She also wants me to create a list of, what I would consider, the most important romantic relationships in my life and how I was when I was in them. So maybe it would be easier to create that list and then pull out the characteristics I liked about each of those people, instead of the things I didn't like about those relationships. This will, of course, tie-in with her let's see what the people you date have in common and what the problem really is. That is why I am there after all, to make sure that I am not doing something to sabotage myself when it comes to relationships. And as different as most of these men are, they did have some similarities. Now I just need to see if those similarities are deeper than I thought.

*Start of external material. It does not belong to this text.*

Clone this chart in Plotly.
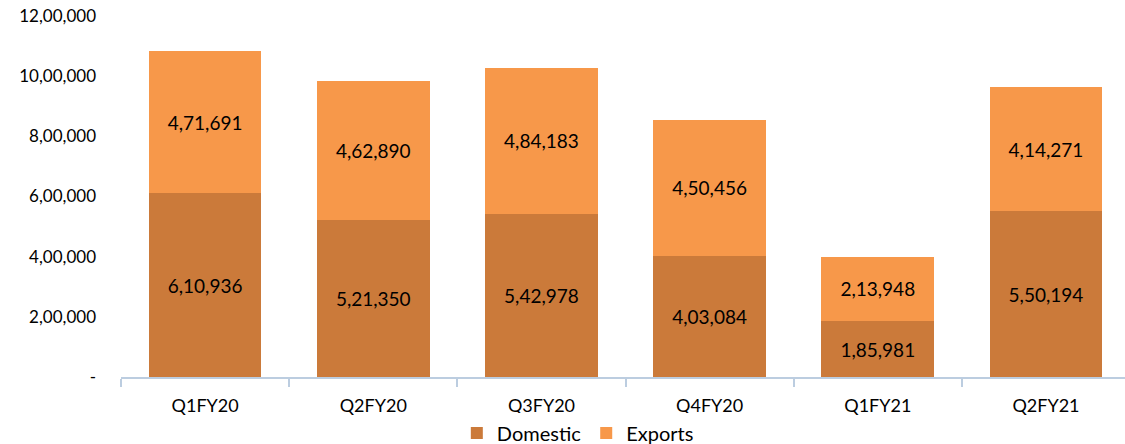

A small list I came up with last night:
- Wants a family, someday
- Has a typical day job
- restaurant workers and night shift hasn't worked with my schedule
- regular schedule like mine, with predictable work nights could be okay.
- transitional jobs, due to economy problems, are also okay. But if they haven't had a "grown-up" job they won't understand my routine.
- Has a close family - or at least understands the time I spend with mine
- Has at least one sibling - preferably a sister
- open to a relationship
- sees a relationship as a true partnership
- not someone who feels they need to teach me something about life, but someone with whom I can continually learn and grow
- encourages me to be a better version of myself and vice versa without being cruel or domineering
- will seek out my opinion and seriously consider it even when the decision has nothing to do with me or my life
- will offer his opinion and help on difficult decisions, but ultimately knows it is my life and my choices and no reflection on him if I do not follow his advice and is okay with that.
- Has a budget - a plan for his retirement, aka takes steps to provide for his future.
- Believes that the rules exist for a reason and doesn't see them as a challenge to overcome. But understands that some laws are stupid, i.e. prohibition of same-sex marriages.
- no get rich quick schemes, serious gambling problems, drug use, drinking problems
- respects intellectual properties and doesn't download illegally, plagiarize, and documents sources.
- can balance work, romance, friends, family
- 50/50 relationship
- Makes time for me and wants to be with me, but leaves me time for outside interests and hobbies.
- it's important to maintain an individual identity
- allows us to continually bring something new to the relationship
- Integrate into my life without taking it over
- will hang out with my friends and family
- includes me in activities with his friends and family
- able to maintain outside relationships
- half the time at my place, half at his
- Share financial responsibilities
- doesn't expect me to maintain a higher lifestyle because he can afford to
Okay maybe it's not as small as I thought, but I started thinking about things as I went along.
This isn't a list - it's an outline!